Und dann, so am Rande: Wir sind Ärzte in Weiterbildung. Wir haben ein Recht auf ebendiese Weiterbildung. Tatsächlich ist es so auch festgehalten. Wir arbeiten 50 Stunden pro Woche, davon sollten 42 h Arbeit und 8 h Weiterbildung sein. Die kann in Form von Vorträgen, Teaching am Bett durch Oberärzte, interne oder auswärtige Kurse und so weiter stattfinden. In aller Regel ist das Wunschdenken. Aktuell bin ich froh (und etwas überrascht), wenn ich auf eine Stunde Fortbildung pro Woche komme.

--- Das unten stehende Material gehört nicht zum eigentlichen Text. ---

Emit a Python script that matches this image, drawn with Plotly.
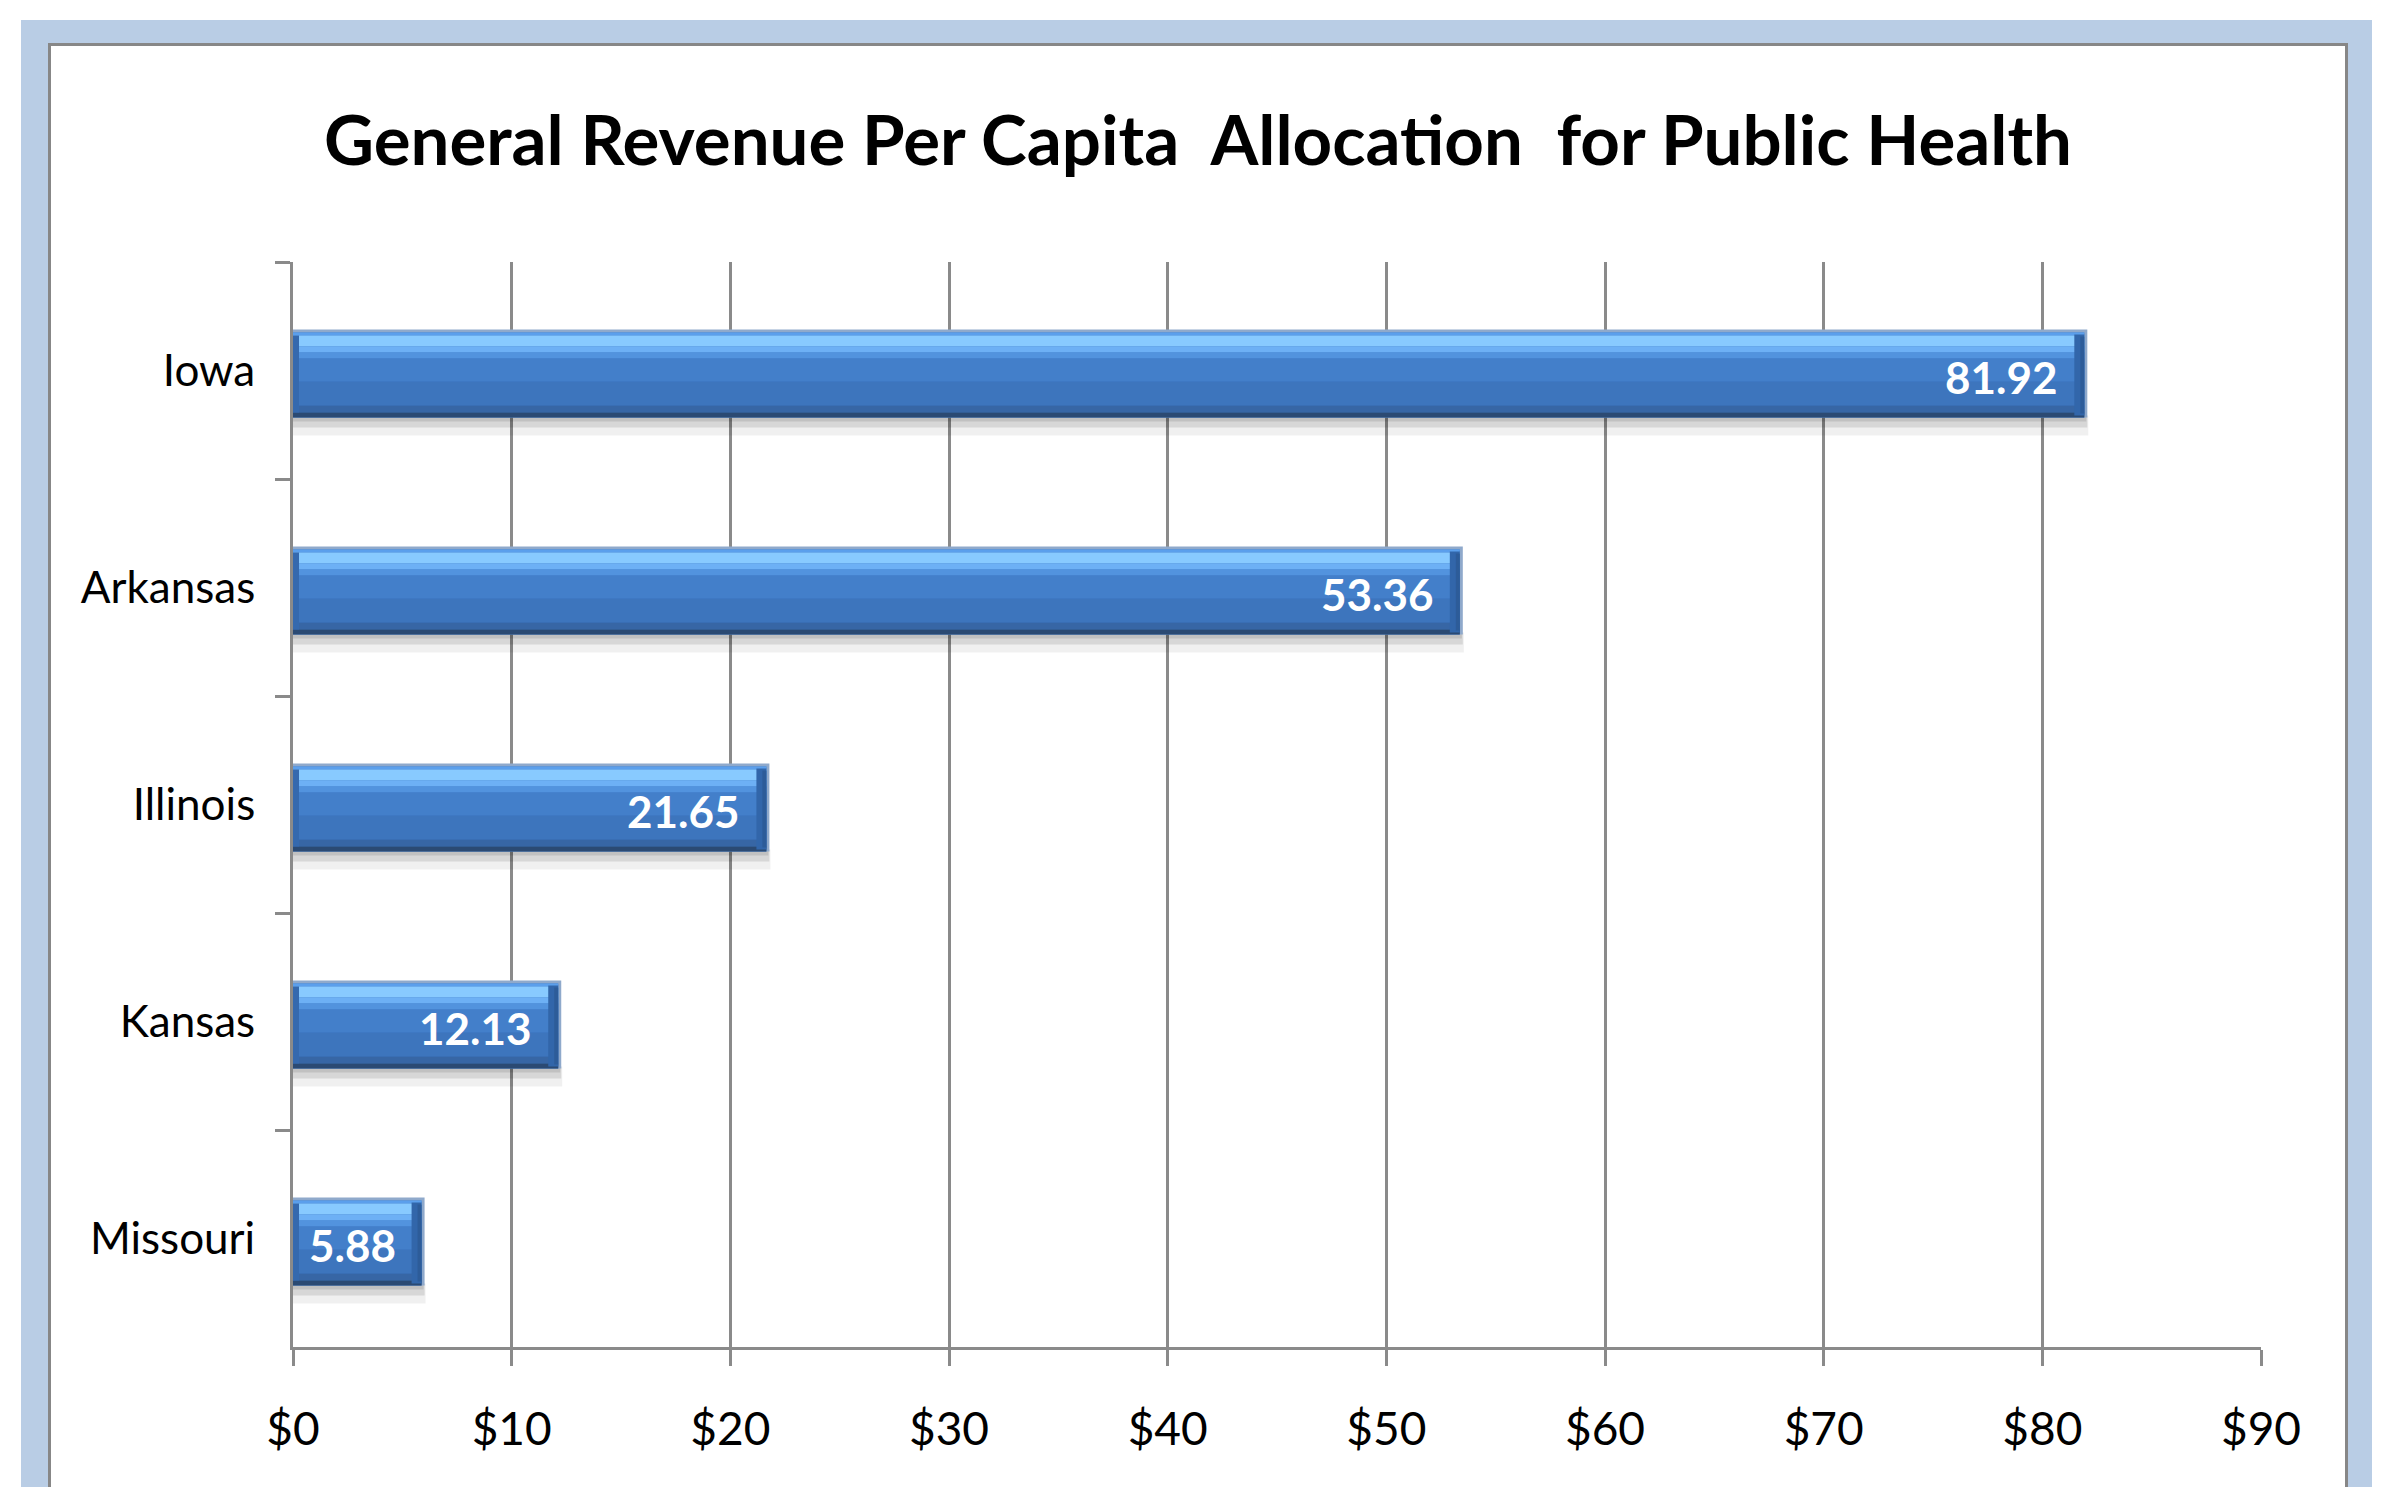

Die im Tagesanzeiger genannten Gründe für diesen Missstand – Hierarchie, Angstkultur – stimmen sicher. Die Hierarchiestufen sind besonders in großen Spitälern sehr steil und es besteht ein gewisses Abhängigkeitsverhältnis bei uns Assistenten. Wenn wir nicht einfach ersetzbar sind – nicht für alle Stellen reihen sich die Bewerbungen – wird in Unterbesetzung gearbeitet. Pech für die anderen.
Auf Station ist Kontinuität wichtig. Ein Stationsarzt hat den Überblick über ihre Patienten, die Fäden laufen bei ihm zusammen und würde er kurzfristig durch jemand anderes vertreten, wird das Auswirkungen auf die Patientenbehandlung haben. Die Arbeit muss gründlich gemacht werden, Fehler können verheerende Auswirkungen haben und Sorgfalt braucht Zeit.
Für mich aber am Wichtigsten: Der Kostenfaktor hält uns im eisernen Griff. Es gibt in manchen Kliniken Stationssekretäre, die den Assistenzärzten administrative Arbeit abnehmen können. So wird die Arbeitslast reduziert, aber das kostet. Ebenso kostet es, mehr Assistenzärzte einzustellen, um die Arbeitslast besser zu verteilen. Wir sind alle im Sparzwang. Die Spitallisten hängen wie ein Damoklesschwert über unseren Köpfen – wer nicht günstig genug ist, fliegt von der Liste. Die Schraube wird immer enger angesetzt – es reicht nicht, gut dazustehen, man muss besser dastehen als die anderen, denn das Schlusslicht droht zu fliegen.
Bleibt die Frage, warum wir das mit uns machen lassen. Pflichtbewusstsein? Angst? Die Hoffnung, dass es ja nach ein paar Jahren vorbei ist? Oder weil es uns einfach so beigebracht wurde und wir es nicht anders kennen? Weil die Gesetze nun mal so sind und wir keine starke Lobby haben, die für uns kämpft?
Auch wenn ich mir die Frage seit fünf Jahren stelle, eine richtige Antwort habe ich nicht. Wäre ich jedoch Patientin, würde ich mich fragen, ob ich mich wohl fühlen würde, unter diesen Umständen behandelt zu werden. Oder ob ich da mal Veränderungen fordern würde, statt der heute vorherrschenden Haltung: „Ich will alles, aber es darf nichts kosten“.
Wenn ich in ein Flugzeug steige, kann ich erwarten, dass mein Pilot ausgeschlafen ist, denn die Ruhevorschriften für ihn sind recht streng. Vielleicht sollte ich dasselbe auch erwarten dürfen, wenn es um meine Gesundheit geht – und die dafür nötigen gesetzlichen Veränderungen entsprechend einfordern.